Kini tiba saat penantian

Perjuanganmu hilang sirna.

Jasadmu takkan diterima

Dosamu takkan disucikan

Waaa….. (scream)

Liturgi Penyesatan…

Waaa…. (scream)

Liturgi Kesakitan

Dari lirik tersebut saya mencoba memaknai bahwa penulis lirik ingin menyampaikan fenomena yang terjadi di masa sekarang di mana bermunculan tokoh-tokoh baru yang mengatasnamakan orang suci atau orang alim dengan membawa dalil-dalil yang dipotong dari kitab suci. Kemudian mereka menerjemahkannya semaunya sendiri tanpa mengikuti kaidah-kaidah yang sudah menjadi aturannya. Mereka memasarkan dalil-dalil tersebut kepada orang awam yang sebenarnya mempunyai niat baik untuk ingin belajar, namun malah menjadi tersesat.

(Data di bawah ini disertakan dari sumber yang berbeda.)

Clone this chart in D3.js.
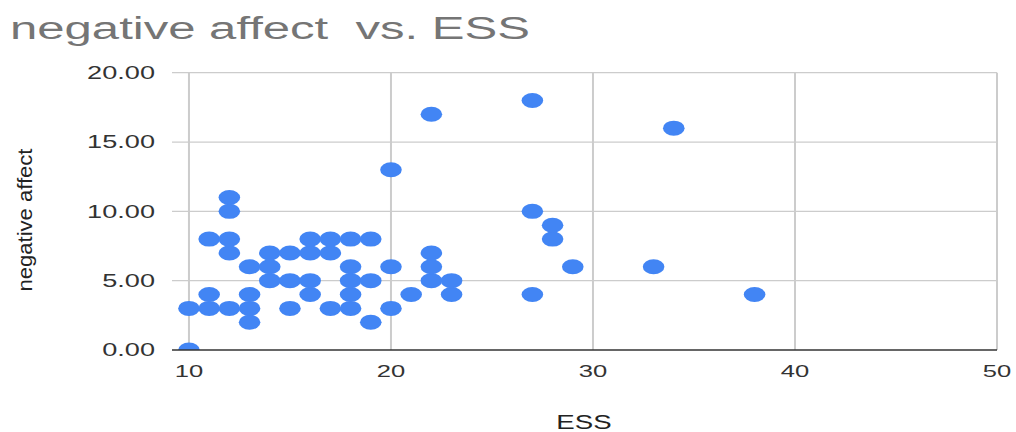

Kemudian penulis lirik mengutuk orang yang berbuat demikian dengan lirik “perjuanganmu hilang sirna, jasadmu takkan diterima, dosamu takkan disucikan”. Sebenarnya konteks lirik tak hanya pada permasalahan keagamaan saja, namun juga bisa mengarah kepada konteks sosial politik. Orang-orang yang digambarkan dalam lagu tersebut memanfaatkan dalil-dalil untuk mencari massa atau pengikut demi keberhasilan tujuan pribadi yang ingin ia capai.

“Liturgi Penyesatan” menjadi lagu pamungkas untuk memberikan kesadaran sekaligus cambuk pedih akan fenomena yang sedang terjadi di masa sekarang. Keadaan di mana susah mendefinisikan mana yang berkata benar dan mana yang berdusta. Orang dengan mudah membuat pernyataan provokatif yang mempengaruhi orang lain. Dalam hal ini para provokator penebar ayat-ayat tersebut saya ibaratkan sebagai setan yang menyesatkan. Dengan melihat kenyataan di atas, menurut saya musisi metalcore telah menjadi kritikus yang bijak dengan menyelipkan unsur sakral yang melekat dengan identitas pihak yang dikritik sebagai sarkasme. Namun di sisi lain juga terselip harapan agar orang lebih kritis lagi dalam menyikapi hal-hal sensitif terutama ketika digunakan sebagai senjata politis.[]


M. Ismail Hamsyah adalah mahasiswa S1 Antropologi Budaya UGM dan pegiat grup seni Campur Koe.